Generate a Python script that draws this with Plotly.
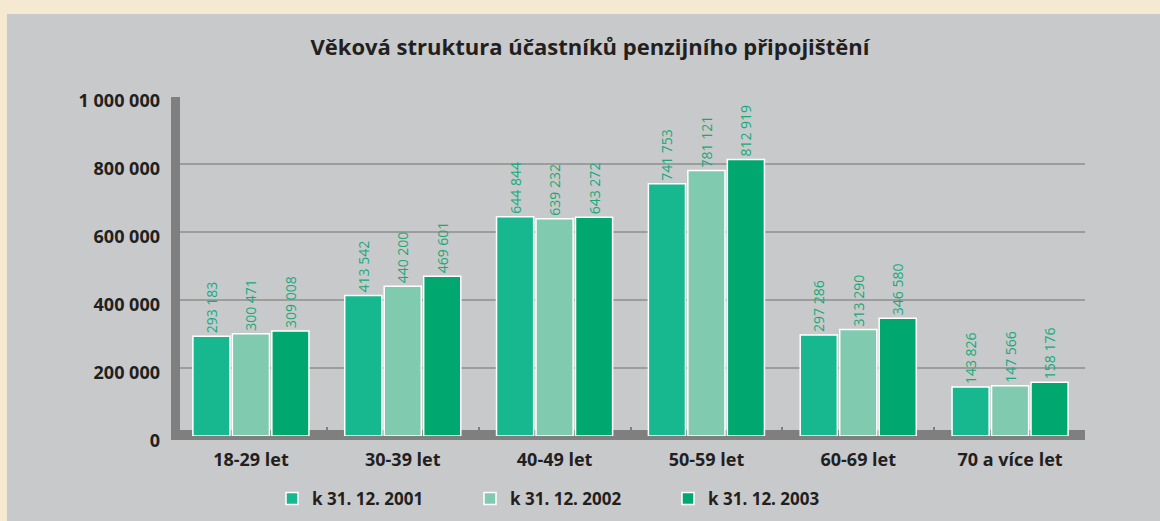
import plotly.graph_objects as go

categories = ["18-29 let", "30-39 let", "40-49 let", "50-59 let", "60-69 let", "70 a více let"]
series_names = ["k 31. 12. 2001", "k 31. 12. 2002", "k 31. 12. 2003"]
values_2001 = [293183, 413542, 644844, 741753, 297286, 143826]
values_2002 = [300471, 440200, 639232, 781121, 313290, 147566]
values_2003 = [309008, 469601, 643272, 812919, 346580, 158176]
colors = ["#17b78f", "#80cbb0", "#00a870"]
y_ticks = [0, 200000, 400000, 600000, 800000, 1000000]
y_ticktext = ["0", "200 000", "400 000", "600 000", "800 000", "1 000 000"]

def fmt(v):
    return f"{v:,}".replace(",", " ")

FONT = "Open Sans"
fig = go.Figure()
for name, vals, col in zip(series_names, [values_2001, values_2002, values_2003], colors):
    fig.add_trace(go.Bar(
        x=categories, y=vals, name=name,
        marker=dict(color=col, line=dict(color="white", width=1.5)),
        text=[fmt(v) for v in vals], textposition="outside", textangle=-90,
        constraintext="none",
        textfont=dict(color="#17a979", size=14, family=FONT),
        cliponaxis=False,
    ))

W, H = 1160, 521
L, R, T, B = 175, 74, 96, 85
pw, ph = W - L - R, H - T - B

def px(p):
    return (p - L) / pw

def py(p):
    return (H - B - p) / ph

shapes = []
shapes.append(dict(type="rect", xref="paper", yref="paper", x0=px(0), x1=px(7), y0=py(H), y1=py(0),
                   fillcolor="#f6e9d2", line=dict(width=0), layer="below"))
shapes.append(dict(type="rect", xref="paper", yref="paper", x0=px(0), x1=px(W), y0=py(14), y1=py(0),
                   fillcolor="#f6e9d2", line=dict(width=0), layer="below"))
for v in y_ticks[1:-1]:
    shapes.append(dict(type="line", xref="paper", yref="y", x0=px(180), x1=px(1085), y0=v, y1=v,
                       line=dict(color="#8c8c8c", width=1.5), layer="below"))
shapes.append(dict(type="rect", xref="paper", yref="paper", x0=px(171), x1=px(180), y0=py(440), y1=py(97),
                   fillcolor="#7f7f80", line=dict(width=0), layer="below"))
shapes.append(dict(type="rect", xref="paper", yref="paper", x0=px(171), x1=px(1085), y0=py(440), y1=py(430),
                   fillcolor="#7f7f80", line=dict(width=0), layer="below"))

fig.update_layout(
    width=W, height=H,
    margin=dict(l=L, r=R, t=T, b=B, autoexpand=False),
    paper_bgcolor="#c8c9cb", plot_bgcolor="rgba(0,0,0,0)",
    font=dict(family=FONT, color="#231f20"),
    title=dict(text="Věková struktura účastníků penzijního připojištění",
               x=590 / W, xref="container", xanchor="center", y=1 - 47 / H, yanchor="middle",
               font=dict(size=22, color="#231f20", weight="bold", family=FONT)),
    barmode="group", bargap=0.22, bargroupgap=0.06,
    showlegend=True,
    legend=dict(orientation="h", x=px(272), xanchor="left", y=py(499), yanchor="middle",
                font=dict(size=17, color="#231f20", family=FONT, weight="bold"),
                entrywidth=153, entrywidthmode="pixels", bgcolor="rgba(0,0,0,0)"),
    shapes=shapes,
    xaxis=dict(showgrid=False, showline=False, zeroline=False, automargin=False,
               tickson="boundaries", ticks="inside", ticklen=9, tickwidth=2, tickcolor="#7f7f80",
               tickfont=dict(size=18, family=FONT, color="#231f20", weight="bold"),
               ticklabelstandoff=11),
    yaxis=dict(range=[0, 1000000], tickvals=y_ticks, ticktext=y_ticktext, showgrid=False,
               zeroline=False, showline=False, ticks="", automargin=False,
               tickfont=dict(size=18, family=FONT, color="#231f20", weight="bold"),
               ticklabelstandoff=14, ticklabelshift=5),
)
fig.write_html("out.html", config={"displayModeBar": False},
               post_script="document.body.style.margin='0';document.body.style.padding='0';")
**********
### [To be done]
Restate exactly, please, only the lines between the start of the data and the line containing "return (H - B - p) / ph", both ends included, skipping the pictures.

### [The response]
Generate a Python script that draws this with Plotly.
import plotly.graph_objects as go

categories = ["18-29 let", "30-39 let", "40-49 let", "50-59 let", "60-69 let", "70 a více let"]
series_names = ["k 31. 12. 2001", "k 31. 12. 2002", "k 31. 12. 2003"]
values_2001 = [293183, 413542, 644844, 741753, 297286, 143826]
values_2002 = [300471, 440200, 639232, 781121, 313290, 147566]
values_2003 = [309008, 469601, 643272, 812919, 346580, 158176]
colors = ["#17b78f", "#80cbb0", "#00a870"]
y_ticks = [0, 200000, 400000, 600000, 800000, 1000000]
y_ticktext = ["0", "200 000", "400 000", "600 000", "800 000", "1 000 000"]

def fmt(v):
    return f"{v:,}".replace(",", " ")

FONT = "Open Sans"
fig = go.Figure()
for name, vals, col in zip(series_names, [values_2001, values_2002, values_2003], colors):
    fig.add_trace(go.Bar(
        x=categories, y=vals, name=name,
        marker=dict(color=col, line=dict(color="white", width=1.5)),
        text=[fmt(v) for v in vals], textposition="outside", textangle=-90,
        constraintext="none",
        textfont=dict(color="#17a979", size=14, family=FONT),
        cliponaxis=False,
    ))

W, H = 1160, 521
L, R, T, B = 175, 74, 96, 85
pw, ph = W - L - R, H - T - B

def px(p):
    return (p - L) / pw

def py(p):
    return (H - B - p) / ph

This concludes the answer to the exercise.